DURHAM'S one-day skipper Mark Stoneman held his side's stuttering innings together and emerged with the county's second highest Twenty20 score last night.

His 89 not out helped Durham recover from 98 for five in the 14th over to reach 163 for five, which proved good enough to win the NatWest T20 Blast match at home to Leicestershire by 38 runs.

Only Phil Mustard, with 91 at home to Yorkshire two years ago, has scored more in a T20 innings for Durham.

It was also a good night for Usman Arshad, who contributed 28 off 19 balls to the unbroken stand of 65 when Durham had looked like squandering another good start.

Arshad then took two wickets in two balls in the third over of the reply and followed up with a third when Ryan Pringle leapt to hold a brilliant catch two inches inside the long-on boundary.

That denied a fourth six to Tom Wells, the only batsman who threatened to take the Foxes close. Arshad had three for 18 and John Hastings cleaned up the tail to finish with three for ten as the visitors were dismissed for 125 with one ball unused.

The victory ended a run of three defeats and rekindled Durham's fading hopes of qualifying for the quarter-finals as they prepare to visit Worcester tomorrow.
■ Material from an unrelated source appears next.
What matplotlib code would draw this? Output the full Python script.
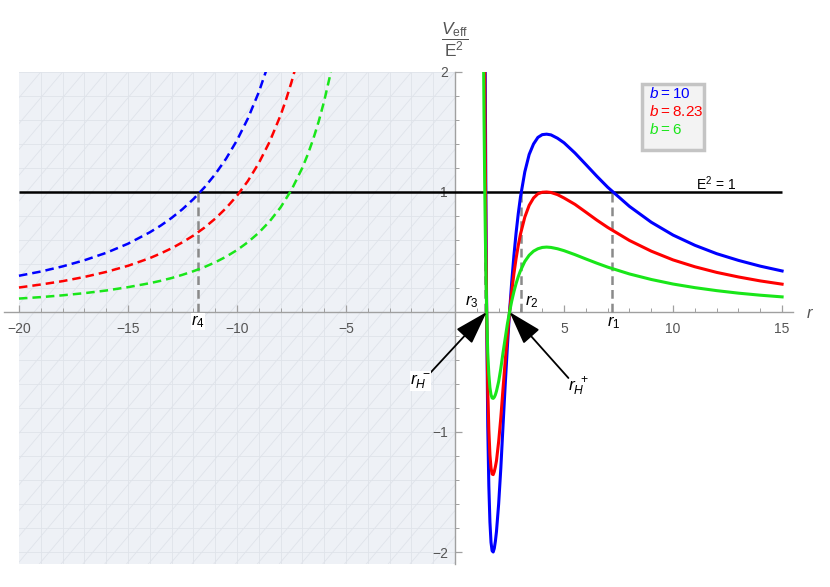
import numpy as np
import matplotlib
matplotlib.use("Agg")
import matplotlib.pyplot as plt
from matplotlib.patches import Rectangle
from matplotlib.collections import LineCollection
from matplotlib.ticker import MultipleLocator

plt.rcParams['font.family'] = ['Liberation Sans', 'DejaVu Sans']
plt.rcParams['mathtext.fontset'] = 'custom'
plt.rcParams['mathtext.rm'] = 'Liberation Sans'
plt.rcParams['mathtext.it'] = 'Liberation Sans:italic'
plt.rcParams['mathtext.bf'] = 'Liberation Sans:bold'

# ---------------- data ----------------
b_labels = ['$b$\u2009=\u200910', '$b$\u2009=\u20098.23', '$b$\u2009=\u20096']
colors = ['#0000ff', '#ff0000', '#19e619']

# negative-r branches (dashed)
r_neg_blue = [-20, -19, -18, -17, -16, -15, -14, -13.5, -13, -12.5, -12, -11.5, -11,
              -10.5, -10, -9.5, -9, -8.5]
v_neg_blue = [0.302, 0.337, 0.380, 0.431, 0.493, 0.569, 0.664, 0.720, 0.784, 0.857,
              0.941, 1.037, 1.148, 1.278, 1.431, 1.613, 1.832, 2.097]

r_neg_red = [-20, -19, -18, -17, -16, -15, -14, -13.5, -13, -12.5, -12, -11.5, -11,
             -10.5, -10, -9.5, -9, -8.5, -8, -7.75, -7.5, -7.25]
v_neg_red = [0.204, 0.229, 0.257, 0.292, 0.334, 0.385, 0.449, 0.488, 0.531, 0.581,
             0.637, 0.702, 0.778, 0.866, 0.969, 1.092, 1.241, 1.420, 1.640, 1.770,
             1.916, 2.079]

r_neg_green = [-20, -19, -18, -17, -16, -15, -14, -13.5, -13, -12.5, -12, -11.5, -11,
               -10.5, -10, -9.5, -9, -8.5, -8, -7.5, -7, -6.75, -6.5, -6.25, -6,
               -5.75, -5.5]
v_neg_green = [0.112, 0.124, 0.139, 0.157, 0.179, 0.207, 0.240, 0.260, 0.283, 0.310,
               0.340, 0.374, 0.414, 0.461, 0.516, 0.582, 0.661, 0.756, 0.872, 1.018,
               1.203, 1.315, 1.443, 1.590, 1.759, 1.956, 2.187]

# positive-r branches (solid)
r_pos = [1.30, 1.33, 1.36, 1.39, 1.42, 1.45, 1.50, 1.55, 1.60, 1.65, 1.70, 1.75, 1.80,
         1.85, 1.90, 2.00, 2.10, 2.20, 2.30, 2.40, 2.50, 2.60, 2.70, 2.80, 2.90, 3.00,
         3.20, 3.40, 3.60, 3.80, 4.00, 4.20, 4.40, 4.70, 5.00, 5.50, 6.00, 6.50, 7.00,
         8.00, 9.00, 10.0, 11.0, 12.0, 13.0, 14.0, 15.0]
v_pos_blue = [6.30, 4.49, 3.00, 1.78, 0.80, 0.00, -0.95, -1.45, -1.75, -1.92, -1.99,
              -2.00, -1.97, -1.91, -1.83, -1.60, -1.30, -0.95, -0.61, -0.29, 0.00,
              0.252, 0.470, 0.659, 0.820, 0.957, 1.168, 1.313, 1.400, 1.455, 1.478,
              1.482, 1.476, 1.448, 1.410, 1.325, 1.229, 1.132, 1.040, 0.880, 0.748,
              0.641, 0.556, 0.486, 0.430, 0.382, 0.342]
v_pos_red = [4.27, 3.04, 2.03, 1.21, 0.54, 0.00, -0.64, -0.98, -1.19, -1.30, -1.35,
             -1.355, -1.33, -1.29, -1.24, -1.08, -0.88, -0.64, -0.41, -0.20, 0.00,
             0.170, 0.319, 0.446, 0.555, 0.648, 0.791, 0.889, 0.950, 0.985, 0.998,
             1.000, 0.996, 0.978, 0.950, 0.897, 0.832, 0.766, 0.705, 0.596, 0.507,
             0.434, 0.377, 0.330, 0.292, 0.259, 0.232]
v_pos_green = [2.27, 1.62, 1.08, 0.64, 0.29, 0.00, -0.34, -0.52, -0.63, -0.69, -0.716,
               -0.72, -0.71, -0.69, -0.66, -0.58, -0.47, -0.34, -0.22, -0.10, 0.00,
               0.091, 0.169, 0.237, 0.295, 0.344, 0.421, 0.473, 0.507, 0.527, 0.538,
               0.541, 0.538, 0.527, 0.511, 0.478, 0.442, 0.407, 0.374, 0.317, 0.271,
               0.233, 0.203, 0.178, 0.157, 0.140, 0.126]

E2_level = 1.0
r_marks = {'$r_1$': 7.2, '$r_2$': 3.02, '$r_3$': 1.38, '$r_4$': -11.8}
rH_minus = 1.45
rH_plus = 2.50

x_ticks = [-20, -15, -10, -5, 5, 10, 15]
y_ticks = [-2, -1, 1, 2]

# ---------------- figure ----------------
W, H = 830, 587
fig = plt.figure(figsize=(W / 100, H / 100), dpi=100)
ax = fig.add_axes([3.7 / W, 1 - 564 / H, (793 - 3.7) / W, (564 - 72) / H])
xmin, xmax, ymin, ymax = -20.7, 15.5, -2.1, 2.0
ax.set_xlim(xmin, xmax)
ax.set_ylim(ymin, ymax)
ax.patch.set_alpha(0)

# shaded region r<0
shade = Rectangle((-20, ymin), 20, ymax - ymin, facecolor='#eef1f6',
                  edgecolor='none', zorder=0)
ax.add_patch(shade)
for gx in np.arange(-19, 0, 1.0):
    ax.plot([gx, gx], [ymin, ymax], color='#dfe3ea', lw=0.6, zorder=0.5)
for gy in np.arange(-2.0, 2.01, 0.2):
    ax.plot([-20, 0], [gy, gy], color='#dfe3ea', lw=0.6, zorder=0.5)
slope = 0.215
segs = []
for x0 in np.arange(-20 - (ymax - ymin) / slope, 1, 1.0):
    segs.append([(x0, ymin), (x0 + (ymax - ymin) / slope, ymax)])
lc = LineCollection(segs, colors='#dfe3ea', linewidths=0.6, zorder=0.5)
ax.add_collection(lc)
lc.set_clip_path(shade)

# spines
for s in ['top', 'right']:
    ax.spines[s].set_visible(False)
ax.spines['left'].set_position(('data', 0))
ax.spines['bottom'].set_position(('data', 0))
for s in ['left', 'bottom']:
    ax.spines[s].set_color('#a0a0a0')
    ax.spines[s].set_linewidth(1.0)
    ax.spines[s].set_zorder(1)

ax.set_xticks(x_ticks)
ax.set_yticks(y_ticks)
ax.xaxis.set_minor_locator(MultipleLocator(1))
ax.yaxis.set_minor_locator(MultipleLocator(0.2))
ax.tick_params(which='both', direction='in', color='#a0a0a0', labelcolor='#555555',
               labelsize=10)
ax.tick_params(which='major', length=5, width=0.9)
ax.tick_params(axis='x', which='major', pad=7)
ax.tick_params(axis='y', which='major', pad=5)
ax.tick_params(which='minor', length=3, width=0.7)

# E^2 = 1 line
ax.hlines(E2_level, -20, 15, colors='black', lw=1.8, zorder=2)
ax.text(11.97, E2_level + 0.067, 'E$^2$ = 1', fontsize=10, ha='center', va='center',
        color='black')

# marker dashed lines
for lab, rv in r_marks.items():
    ax.vlines(rv, 0, E2_level, colors='#8a8a8a', lw=1.8, linestyles=(0, (3.5, 2)),
              zorder=2.2)

# curves
negs = [(r_neg_blue, v_neg_blue), (r_neg_red, v_neg_red), (r_neg_green, v_neg_green)]
poss = [v_pos_blue, v_pos_red, v_pos_green]
for (rn, vn), vp, c in zip(negs, poss, colors):
    ax.plot(rn, vn, color=c, lw=1.8, dashes=(3.4, 2.0), zorder=3)
    ax.plot(r_pos, vp, color=c, lw=2.2, zorder=3, solid_joinstyle='round')

# r labels
lab_kw = dict(fontsize=12, ha='center', va='center', zorder=4)
ax.text(r_marks['$r_1$'] + 0.1, -0.09, '$r_1$',
        bbox=dict(facecolor='white', edgecolor='none', pad=0.3), **lab_kw)
ax.text(r_marks['$r_4$'], -0.08, '$r_4$',
        bbox=dict(facecolor='white', edgecolor='none', pad=0.3), **lab_kw)
ax.text(r_marks['$r_3$'] - 0.6, 0.09, '$r_3$', **lab_kw)
ax.text(r_marks['$r_2$'] + 0.5, 0.09, '$r_2$', **lab_kw)

# horizon arrows
ap = dict(arrowstyle='-|>,head_length=1.9,head_width=0.6', color='black', lw=1.3,
          shrinkA=0, shrinkB=0, mutation_scale=11)
ax.annotate('', xy=(rH_minus, 0), xytext=(-1.2, -0.52), arrowprops=ap, zorder=5)
ax.annotate('', xy=(rH_plus, 0), xytext=(5.2, -0.55), arrowprops=ap, zorder=5)
ax.text(-1.6, -0.575, '$r_H^{\\ -}$', fontsize=12.5, ha='center', va='center',
        bbox=dict(facecolor='white', edgecolor='none', pad=0.3), zorder=6)
ax.text(5.64, -0.625, '$r_H^{\\ +}$', fontsize=12.5, ha='center', va='center',
        zorder=6)

# axis labels
fig.text(455 / W, 1 - 40 / H, r'$\dfrac{V_{\mathrm{eff}}}{\mathrm{E}^{2}}$',
         fontsize=12.5, ha='center', va='center', color='#555555')
fig.text(810 / W, 1 - 313 / H, '$r$', fontsize=12, ha='center', va='center',
         color='#555555')

# legend box
fig.patches.append(Rectangle((642 / W, 1 - 150 / H), 62 / W, 66 / H,
                             transform=fig.transFigure, facecolor='#f3f3f3',
                             edgecolor='#c4c4c4', lw=2.5))
for i, (lab, c) in enumerate(zip(b_labels, colors)):
    fig.text(649 / W, 1 - (93 + 18.5 * i) / H, lab, fontsize=11, color=c,
             ha='left', va='center')

fig.savefig('out.png', dpi=100)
Stoneman survived difficult chances off skied leg-side shots on 27 and 73 and cashed in with two straight sixes in the last three overs off Ben Raine.

It was back to earth with a bump for Sunderland-born Raine after conceding only five in the final over to secure a tie against Yorkshire.

His opening two overs cost 26 and a further 30 came off his two at the end as Usman Arshad.

In making three previous half-centuries, Stoneman's T20 best was the 57 he scored at Old Trafford this year.

After being put in on a glorious evening, Durham again lost their way after a good start, which saw 45 on the board after four overs.

They were stifled by the off-spin of Rob Sayer, a 20-year-old from Huntingdon whose only previous first team appearance was in a one-day match against New Zealand last month.

He wasn't afraid to pitch the ball up and took both wickets through Gordon Muchall and Pringle clipping to wide mid-on.

Leicestershire were without their big-hitting Australian skipper Mark Cosgrove, whose wife was about to give birth. That was a blow for them in what they saw as a crucial game as they are about to lose the O'Brien brothers, Niall and Kevin, to Ireland.

Mustard swept and reverse swept the first two balls of the match from off-spinner Jigar Naik to the boundary and in the second over Stoneman pulled successive balls from Raine for four.

The customary wobble began when Mustard edged an attempted pull off Clint McKay to the wicketkeeper off the first ball of the fifth over.

Only three runs came off the over, two of those off the last ball when Stoneman survived a difficult chance to Wells at deep mid-wicket.

Calum MacLeod shuffled and danced around his crease looking for his specialist T20 shots, but after making ten he was smartly stumped by Niall O'Brien off Naik.

With the run rate falling, Paul Collingwood tried to fetch a Kevin O'Brien slower ball from outside off stump over mid-wicket and bottom-edged into his stumps.

Muchall and Pringle swiftly followed, but the captain found the support he needed from Arshad.

Stoneman cut O'Brien for his seventh four to reach 50 off 36 balls and faced a further 24 deliveries, in which his only boundaries were the two straight sixes.

Arshad struck the first blows in the reply when Andrea Agathangelou was bowled attempting to scoop a straight ball to fine leg then Kevin O'Brien drove at the next ball and got a thick inside edge to mid-wicket.

Arshad conceded only nine off two overs and at 35 for two after six Leicestershire were under pressure.

Ned Eckersley tried to run Keaton Jennings' second ball to third man and was bowled before the rest of the over yielded only two runs.

Raine had been sent in at four but wasn't threatening any fireworks, so it was going to take something special from New Zealand's Grant Elliott, the acting captain, to make a game of it.

But after contributing to Raine being run out for 19, made off 20 balls, he fell lbw trying to hit Scott Borthwick to leg.

The Foxes had lost the scent of victory by that stage and Wells' three sixes were not enough to get them on track.